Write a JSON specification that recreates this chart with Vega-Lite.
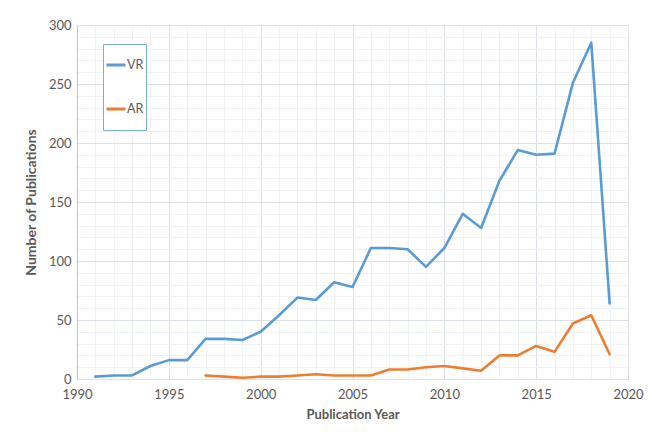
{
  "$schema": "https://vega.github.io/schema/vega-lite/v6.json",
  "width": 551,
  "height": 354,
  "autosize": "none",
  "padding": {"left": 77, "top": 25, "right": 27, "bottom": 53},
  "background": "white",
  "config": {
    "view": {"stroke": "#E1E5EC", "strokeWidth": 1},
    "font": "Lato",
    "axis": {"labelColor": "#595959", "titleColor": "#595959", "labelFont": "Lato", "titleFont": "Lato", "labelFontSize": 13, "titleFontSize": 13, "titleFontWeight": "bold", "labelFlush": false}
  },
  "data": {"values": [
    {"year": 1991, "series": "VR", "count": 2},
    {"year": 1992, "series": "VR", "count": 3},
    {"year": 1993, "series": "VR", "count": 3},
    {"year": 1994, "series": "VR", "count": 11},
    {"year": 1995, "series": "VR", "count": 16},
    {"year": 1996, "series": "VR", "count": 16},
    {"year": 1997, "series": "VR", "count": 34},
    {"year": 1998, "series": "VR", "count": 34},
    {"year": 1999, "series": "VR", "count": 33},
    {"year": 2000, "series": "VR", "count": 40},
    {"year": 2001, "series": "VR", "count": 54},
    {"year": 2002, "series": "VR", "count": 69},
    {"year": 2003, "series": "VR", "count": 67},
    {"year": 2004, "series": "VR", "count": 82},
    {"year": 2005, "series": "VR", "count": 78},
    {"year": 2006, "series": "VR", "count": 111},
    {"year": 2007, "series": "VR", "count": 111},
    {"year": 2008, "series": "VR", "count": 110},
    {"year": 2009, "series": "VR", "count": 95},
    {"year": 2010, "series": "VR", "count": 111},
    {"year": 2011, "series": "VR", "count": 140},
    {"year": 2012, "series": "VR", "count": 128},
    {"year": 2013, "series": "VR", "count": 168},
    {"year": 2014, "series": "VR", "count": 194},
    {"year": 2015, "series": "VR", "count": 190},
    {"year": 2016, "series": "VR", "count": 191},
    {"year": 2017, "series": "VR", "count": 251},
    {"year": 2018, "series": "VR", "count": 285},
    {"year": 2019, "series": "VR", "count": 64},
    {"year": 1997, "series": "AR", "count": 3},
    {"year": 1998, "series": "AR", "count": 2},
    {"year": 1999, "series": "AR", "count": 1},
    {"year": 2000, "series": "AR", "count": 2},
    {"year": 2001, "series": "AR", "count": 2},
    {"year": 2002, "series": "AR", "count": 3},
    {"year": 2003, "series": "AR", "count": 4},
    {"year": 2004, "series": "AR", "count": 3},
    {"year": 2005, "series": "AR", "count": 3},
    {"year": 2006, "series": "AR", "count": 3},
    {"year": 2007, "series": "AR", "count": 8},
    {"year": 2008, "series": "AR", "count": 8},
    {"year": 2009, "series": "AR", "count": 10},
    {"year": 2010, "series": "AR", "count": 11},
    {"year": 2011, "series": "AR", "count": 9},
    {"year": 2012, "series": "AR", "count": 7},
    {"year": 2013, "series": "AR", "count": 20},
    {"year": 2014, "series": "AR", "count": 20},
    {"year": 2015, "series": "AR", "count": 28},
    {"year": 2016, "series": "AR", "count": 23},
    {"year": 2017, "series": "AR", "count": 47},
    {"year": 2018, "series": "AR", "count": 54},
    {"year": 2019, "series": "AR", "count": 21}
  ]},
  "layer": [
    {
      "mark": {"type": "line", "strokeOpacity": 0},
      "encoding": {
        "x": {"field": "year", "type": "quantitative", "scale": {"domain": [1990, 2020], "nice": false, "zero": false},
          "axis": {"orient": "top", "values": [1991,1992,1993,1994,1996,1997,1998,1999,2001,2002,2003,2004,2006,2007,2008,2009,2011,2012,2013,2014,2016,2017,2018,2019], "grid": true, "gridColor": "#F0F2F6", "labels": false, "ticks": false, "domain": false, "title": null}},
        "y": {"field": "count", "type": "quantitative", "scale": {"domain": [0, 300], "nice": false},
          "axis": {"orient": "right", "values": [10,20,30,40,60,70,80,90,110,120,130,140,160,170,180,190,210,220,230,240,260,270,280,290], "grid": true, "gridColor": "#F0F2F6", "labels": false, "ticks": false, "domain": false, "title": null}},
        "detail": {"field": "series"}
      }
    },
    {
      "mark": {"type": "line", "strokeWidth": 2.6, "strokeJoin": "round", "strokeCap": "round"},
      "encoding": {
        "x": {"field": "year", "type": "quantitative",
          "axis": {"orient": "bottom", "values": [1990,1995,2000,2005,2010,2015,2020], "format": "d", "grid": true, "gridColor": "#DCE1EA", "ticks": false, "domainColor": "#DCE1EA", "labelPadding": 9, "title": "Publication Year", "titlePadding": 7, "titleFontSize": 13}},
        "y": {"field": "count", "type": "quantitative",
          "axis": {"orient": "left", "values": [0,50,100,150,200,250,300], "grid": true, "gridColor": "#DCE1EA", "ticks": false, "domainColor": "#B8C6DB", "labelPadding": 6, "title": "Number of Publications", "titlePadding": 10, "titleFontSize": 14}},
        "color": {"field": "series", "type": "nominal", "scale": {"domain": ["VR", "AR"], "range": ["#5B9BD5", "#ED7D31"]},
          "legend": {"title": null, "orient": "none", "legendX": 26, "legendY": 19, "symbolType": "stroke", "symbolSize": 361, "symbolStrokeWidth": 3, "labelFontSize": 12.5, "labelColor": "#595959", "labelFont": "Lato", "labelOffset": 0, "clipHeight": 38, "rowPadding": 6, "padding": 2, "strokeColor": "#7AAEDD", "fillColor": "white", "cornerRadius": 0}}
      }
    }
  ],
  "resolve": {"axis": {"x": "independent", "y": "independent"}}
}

* * * *

STATED TASK: Restate the data above word for word. Do not include the images.

EXERCISE RESPONSE:
Write a JSON specification that recreates this chart with Vega-Lite.
{
  "$schema": "https://vega.github.io/schema/vega-lite/v6.json",
  "width": 551,
  "height": 354,
  "autosize": "none",
  "padding": {"left": 77, "top": 25, "right": 27, "bottom": 53},
  "background": "white",
  "config": {
    "view": {"stroke": "#E1E5EC", "strokeWidth": 1},
    "font": "Lato",
    "axis": {"labelColor": "#595959", "titleColor": "#595959", "labelFont": "Lato", "titleFont": "Lato", "labelFontSize": 13, "titleFontSize": 13, "titleFontWeight": "bold", "labelFlush": false}
  },
  "data": {"values": [
    {"year": 1991, "series": "VR", "count": 2},
    {"year": 1992, "series": "VR", "count": 3},
    {"year": 1993, "series": "VR", "count": 3},
    {"year": 1994, "series": "VR", "count": 11},
    {"year": 1995, "series": "VR", "count": 16},
    {"year": 1996, "series": "VR", "count": 16},
    {"year": 1997, "series": "VR", "count": 34},
    {"year": 1998, "series": "VR", "count": 34},
    {"year": 1999, "series": "VR", "count": 33},
    {"year": 2000, "series": "VR", "count": 40},
    {"year": 2001, "series": "VR", "count": 54},
    {"year": 2002, "series": "VR", "count": 69},
    {"year": 2003, "series": "VR", "count": 67},
    {"year": 2004, "series": "VR", "count": 82},
    {"year": 2005, "series": "VR", "count": 78},
    {"year": 2006, "series": "VR", "count": 111},
    {"year": 2007, "series": "VR", "count": 111},
    {"year": 2008, "series": "VR", "count": 110},
    {"year": 2009, "series": "VR", "count": 95},
    {"year": 2010, "series": "VR", "count": 111},
    {"year": 2011, "series": "VR", "count": 140},
    {"year": 2012, "series": "VR", "count": 128},
    {"year": 2013, "series": "VR", "count": 168},
    {"year": 2014, "series": "VR", "count": 194},
    {"year": 2015, "series": "VR", "count": 190},
    {"year": 2016, "series": "VR", "count": 191},
    {"year": 2017, "series": "VR", "count": 251},
    {"year": 2018, "series": "VR", "count": 285},
    {"year": 2019, "series": "VR", "count": 64},
    {"year": 1997, "series": "AR", "count": 3},
    {"year": 1998, "series": "AR", "count": 2},
    {"year": 1999, "series": "AR", "count": 1},
    {"year": 2000, "series": "AR", "count": 2},
    {"year": 2001, "series": "AR", "count": 2},
    {"year": 2002, "series": "AR", "count": 3},
    {"year": 2003, "series": "AR", "count": 4},
    {"year": 2004, "series": "AR", "count": 3},
    {"year": 2005, "series": "AR", "count": 3},
    {"year": 2006, "series": "AR", "count": 3},
    {"year": 2007, "series": "AR", "count": 8},
    {"year": 2008, "series": "AR", "count": 8},
    {"year": 2009, "series": "AR", "count": 10},
    {"year": 2010, "series": "AR", "count": 11},
    {"year": 2011, "series": "AR", "count": 9},
    {"year": 2012, "series": "AR", "count": 7},
    {"year": 2013, "series": "AR", "count": 20},
    {"year": 2014, "series": "AR", "count": 20},
    {"year": 2015, "series": "AR", "count": 28},
    {"year": 2016, "series": "AR", "count": 23},
    {"year": 2017, "series": "AR", "count": 47},
    {"year": 2018, "series": "AR", "count": 54},
    {"year": 2019, "series": "AR", "count": 21}
  ]},
  "layer": [
    {
      "mark": {"type": "line", "strokeOpacity": 0},
      "encoding": {
        "x": {"field": "year", "type": "quantitative", "scale": {"domain": [1990, 2020], "nice": false, "zero": false},
          "axis": {"orient": "top", "values": [1991,1992,1993,1994,1996,1997,1998,1999,2001,2002,2003,2004,2006,2007,2008,2009,2011,2012,2013,2014,2016,2017,2018,2019], "grid": true, "gridColor": "#F0F2F6", "labels": false, "ticks": false, "domain": false, "title": null}},
        "y": {"field": "count", "type": "quantitative", "scale": {"domain": [0, 300], "nice": false},
          "axis": {"orient": "right", "values": [10,20,30,40,60,70,80,90,110,120,130,140,160,170,180,190,210,220,230,240,260,270,280,290], "grid": true, "gridColor": "#F0F2F6", "labels": false, "ticks": false, "domain": false, "title": null}},
        "detail": {"field": "series"}
      }
    },
    {
      "mark": {"type": "line", "strokeWidth": 2.6, "strokeJoin": "round", "strokeCap": "round"},
      "encoding": {
        "x": {"field": "year", "type": "quantitative",
          "axis": {"orient": "bottom", "values": [1990,1995,2000,2005,2010,2015,2020], "format": "d", "grid": true, "gridColor": "#DCE1EA", "ticks": false, "domainColor": "#DCE1EA", "labelPadding": 9, "title": "Publication Year", "titlePadding": 7, "titleFontSize": 13}},
        "y": {"field": "count", "type": "quantitative",
          "axis": {"orient": "left", "values": [0,50,100,150,200,250,300], "grid": true, "gridColor": "#DCE1EA", "ticks": false, "domainColor": "#B8C6DB", "labelPadding": 6, "title": "Number of Publications", "titlePadding": 10, "titleFontSize": 14}},
        "color": {"field": "series", "type": "nominal", "scale": {"domain": ["VR", "AR"], "range": ["#5B9BD5", "#ED7D31"]},
          "legend": {"title": null, "orient": "none", "legendX": 26, "legendY": 19, "symbolType": "stroke", "symbolSize": 361, "symbolStrokeWidth": 3, "labelFontSize": 12.5, "labelColor": "#595959", "labelFont": "Lato", "labelOffset": 0, "clipHeight": 38, "rowPadding": 6, "padding": 2, "strokeColor": "#7AAEDD", "fillColor": "white", "cornerRadius": 0}}
      }
    }
  ],
  "resolve": {"axis": {"x": "independent", "y": "independent"}}
}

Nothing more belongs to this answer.